Wadad Makdisi Cortas was a pioneering Lebanese educator. She wrote the memoir, A World I Loved: The Story of an Arab Woman, in the 1960s in Arabic then translated it into English. Her daughter Mariam Said pushed for the book’s publication, a year ago. I’m going to be quoting it in days and weeks to come for two reasons, it is beautifully written, and it offers a window on how the Palestinian issue convulsed Arab society in the 1930s and onward, even the most privileged families. The book allows others to understand how Arabs looked on Zionism. But it’s the weekend, and here’s a non-political passage:

The older I grew the more I shared my father’s belief that Arabic is the loveliest language in the world. Throughout our childhood he had missed no opportunity to encourage in us this passion for the word… He was fond of chants and poems and would hum verses to himself almost automatically, in a monotonous tone that had the effect of drilling these same verses into our heads. Now, from time to time, I recall one fo them:

The days unveil what is not known,

and messengers come with news untold;

Unknown the future and the past;

unknown to you the hidden scroll.

As a youth I didn’t appreciate these verses as much as I would as the years moved on. I savor them now.
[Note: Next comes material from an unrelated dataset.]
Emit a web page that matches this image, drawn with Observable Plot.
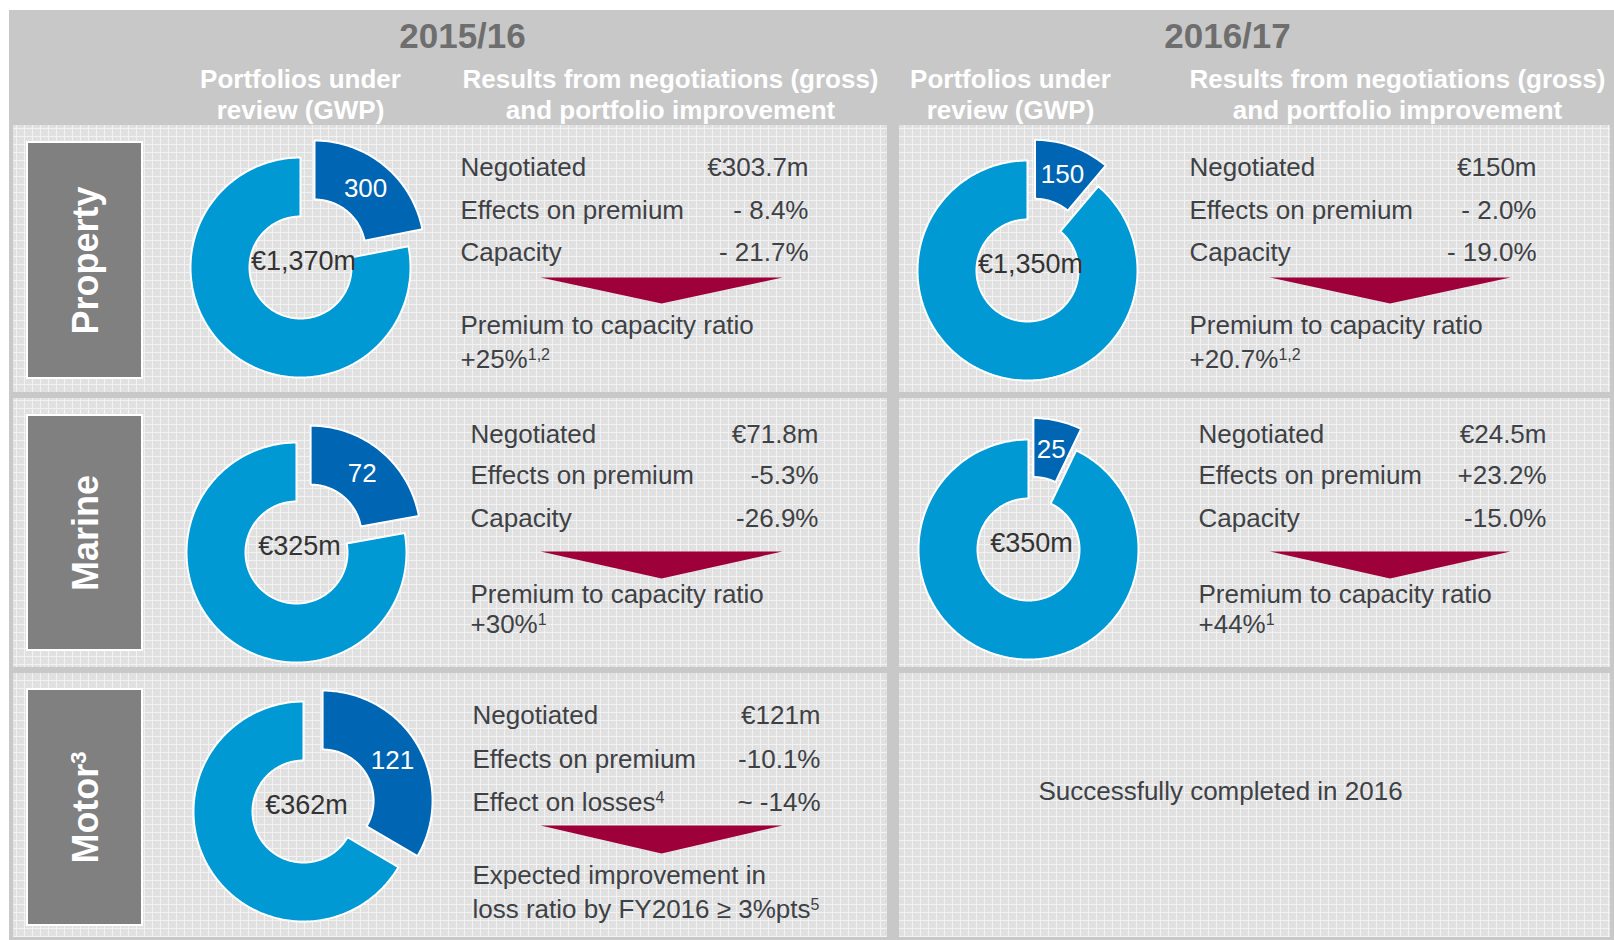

The line he hummed when my brothers were quarrelsome:

Your brother, your brother, keep him close;

Unarmed through life a brotherless man.

The lines his old friend in Baghdad wrote while in financial distress:

I have known all the pleasures of life–

the dearest is well-being,

I have know all the bitterness of life–

the hardest is obligation to others,

I have carried iron and stone–

the heaviest is debt.

The lines he hummed so frequently they were like air:

We dwell in many homes on earth, the dearest is the place of birth.